YMMV: The Aristocats

  • Alternative Character Interpretation: Is Edgar really a villain, or a Woobie, Destroyer of Worlds? After all, he put the cats asleep and abandoned them when he could have poisoned them.
    • On that note, did he expect them to survive, or was he trying to kill them? That was enough sleeping pills for a human to have to worry about an overdose, and we never saw how he planned to dispose of the bodies.
  • Big Lipped Alligator Moment: The rather excessively long slapstick chase sequence that happens when Edgar is trying to dump the cats in the countryside. After he loses the basket, the chase still goes on for about five minutes, involving Edgar getting flung into the air twice and a windmill, and the whole plot about the cats being abandoned has to stop while we wait for the chase to end.
  • Ear Worm: Most of the songs:
    • "Ta-ra-ra-BOOM-de-ay, ta-ra-ra-BOOM-de-ay!"
    • Ev'rybody wants to be a cat, because a cat's the only cat who knows where it's at...
    • Many of the characters' Leitmotifs as well, like Edgar, or the Gobble Sisters.
  • Ensemble Darkhorse:
    • The hound dogs, who come close to stealing the show despite only having a few scenes.
    • Marie also happens to pretty much be the sole representative of this film these days. She even has her own merchandise line, and is insanely popular in Japan (and the rest of Asia)!
  • Ethnic Scrappy: Shun Gon, the Chinese member of Scat Cat's gang. He's not a villain, but he has the buck teeth and the exaggerated accent.
  • Germans Love David Hasselhoff:
    • Marie is getting a disproportionate amount of attention in Japan, and is more frequently featured in Tokyo Disneyland. The reason why? Japanese love kittens.
      • This has also spread to the rest of Asia. If you're looking for Aristocats merchandise outside Japan, you won't find any outside of the DVD and Blu-Ray, and the occasional novelization and picture book. Marie merchandise, on the other hand...
    • Much like Duffy the Disney Bear, this is translating back to the American parks: there is now a walkaround character of her who hangs out in Epcot's France pavilion in the World Showcase and recently moved to the Magic Kingdom in Walt Disney World.
    • The film itself in Italy, thanks mostly to a creative dub job which transforms O'Malley into a Roman playboy named Romeo.
  • Hilarious in Hindsight:
    • A cat playing the piano?
    • Georges's comment on not being as spry as he was when he was 80 and his general denial of his advanced age are more amusing when it's taken into consideration that his voice actor managed to live up to 102.

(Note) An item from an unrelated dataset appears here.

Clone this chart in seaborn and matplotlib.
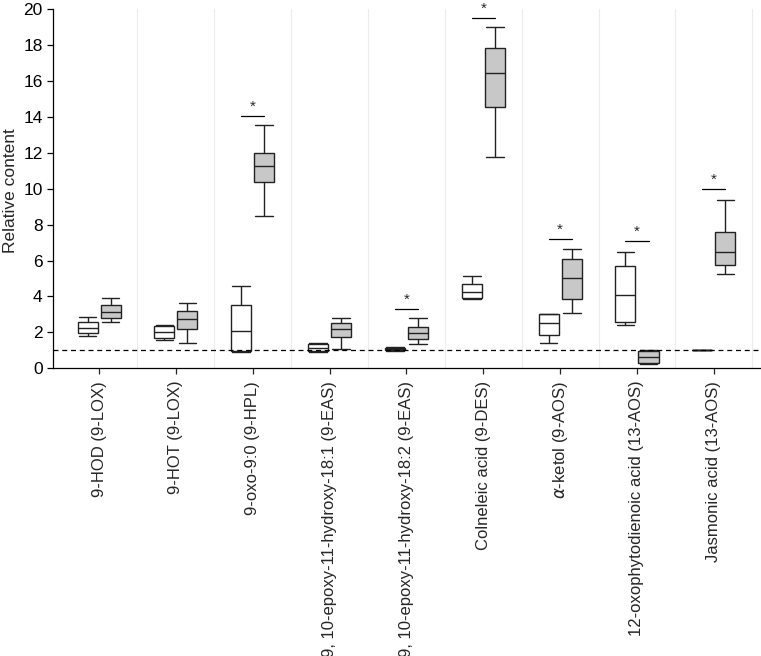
import numpy as np
import pandas as pd
import seaborn as sns
import matplotlib
matplotlib.use("Agg")
import matplotlib.pyplot as plt

compounds = ["9-HOD (9-LOX)", "9-HOT (9-LOX)", "9-oxo-9:0 (9-HPL)",
             "9, 10-epoxy-11-hydroxy-18:1 (9-EAS)",
             "9, 10-epoxy-11-hydroxy-18:2 (9-EAS)",
             "Colneleic acid (9-DES)", "$\\alpha$-ketol (9-AOS)",
             "12-oxophytodienoic acid (13-AOS)", "Jasmonic acid (13-AOS)"]

# five-number summaries: min, q1, median, q3, max
control = [[1.80, 1.95, 2.25, 2.60, 2.85],
           [1.58, 1.67, 2.00, 2.35, 2.40],
           [0.93, 0.96, 2.08, 3.53, 4.60],
           [0.93, 0.98, 1.15, 1.38, 1.42],
           [0.98, 1.02, 1.08, 1.15, 1.20],
           [3.87, 3.90, 4.27, 4.71, 5.16],
           [1.39, 1.86, 2.50, 3.03, 3.05],
           [2.41, 2.60, 4.08, 5.70, 6.46],
           [1.00, 1.00, 1.00, 1.00, 1.00]]
treated = [[2.56, 2.79, 3.12, 3.53, 3.90],
           [1.39, 2.17, 2.73, 3.19, 3.65],
           [8.48, 10.36, 11.27, 12.01, 13.55],
           [1.08, 1.73, 2.19, 2.50, 2.82],
           [1.34, 1.62, 1.95, 2.32, 2.82],
           [11.79, 14.57, 16.47, 17.83, 19.03],
           [3.10, 3.86, 5.01, 6.07, 6.63],
           [0.25, 0.30, 0.65, 0.95, 1.00],
           [5.25, 5.75, 6.46, 7.61, 9.40]]
groups = ["control", "treated"]
# significance bars: (compound index, bar height)
sig_marks = [(2, 14.05), (4, 3.33), (5, 19.5), (6, 7.19), (7, 7.08), (8, 9.99)]

rows = []
for name, c, t in zip(compounds, control, treated):
    for v in c:
        rows.append((name, groups[0], v))
    for v in t:
        rows.append((name, groups[1], v))
df = pd.DataFrame(rows, columns=["compound", "group", "value"])

sns.set_style("ticks")
plt.rcParams["font.family"] = ["Liberation Sans", "DejaVu Sans"]
plt.rcParams["mathtext.fontset"] = "dejavusans"

fig = plt.figure(figsize=(7.61, 6.56), dpi=100)
ax = fig.add_axes([0.0696, 0.4386, 0.929, 0.5473])

sns.boxplot(data=df, x="compound", y="value", hue="group", order=compounds,
            hue_order=groups, palette={"control": "white", "treated": "#c8c8c8"},
            width=0.6, gap=0.13, whis=(0, 100), linecolor="#222222",
            linewidth=1.0, legend=False, ax=ax, capwidths=0.23)

ax.axhline(1, ls="--", color="black", lw=0.9, dashes=(4, 3), zorder=5)

for i, h in sig_marks:
    ax.plot([i - 0.15, i + 0.15], [h, h], color="black", lw=0.9)
    ax.text(i, h + 0.12, "*", ha="center", va="bottom", fontsize=11)

ax.set_xticks(np.arange(len(compounds)) + 0.5, minor=True)
ax.grid(axis="x", which="minor", color="#ececec", lw=0.8)
ax.tick_params(axis="x", which="minor", length=0)
ax.set_xlim(-0.6, 8.6)
ax.set_ylim(0, 20)
ax.set_yticks(range(0, 21, 2))
ax.set_xticks(range(len(compounds)))
ax.set_xticklabels(compounds, rotation=90, fontsize=12)
ax.tick_params(axis="y", labelsize=12.5, length=4, width=0.9, colors="black")
ax.tick_params(axis="x", which="major", length=4, width=0.9, pad=5)
ax.set_xlabel("")
ax.set_ylabel("Relative content", fontsize=12.5)
ax.yaxis.set_label_coords(-0.049, 0.496)
sns.despine(ax=ax)
for s in ["left", "bottom"]:
    ax.spines[s].set_color("black")
    ax.spines[s].set_linewidth(0.9)

fig.savefig("out.png", dpi=100)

  • Jerkass Woobie: Edgar to some point of view.
  • Moral Event Horizon: Edgar attacking O'Malley with a pitchfork. Then again, he did have a few lives to spare.
  • One-Scene Wonder:
    • Bill Thompson as the hilariously drunk Uncle Waldo. Even the main characters comment on it.
      "I like Uncle Waldo."
      "Yes, especially when he's 'marinated.'"
    • Unfortunately, this was also Bill Thompson's final role in an animated film, due to him dying of septic shock a few months later.
  • Strawman Has a Point: Edgar's reason for abducting the cats.
  • Suspiciously Similar Song: The Goose Sisters' theme music is remarkably similar to "Baby Elephant Walk".
  • Values Dissonance: If the film were made more recently, it's seriously doubtful they'd be able to get away with having an Asian cat who has crooked eyes, buck teeth, a thick accent, and who plays the piano with his chopsticks, playing a 'Chopsticks' style melody filled with Asian buzzwords (even worse, Chinese-sounding gibberish in some dubs).
  • What an Idiot: The entire plot hinges on the fact that Edgar apparently believes cats literally have nine lives. There is also that fact that the Disney Encyclopedia writer, John Grant, points out that had Edgar obeyed the wishes of the will, he would have had a guaranteed job taking care of Madame's "heirs" until he almost certainly outlives them and gets the remainder of the inheritance all for himself.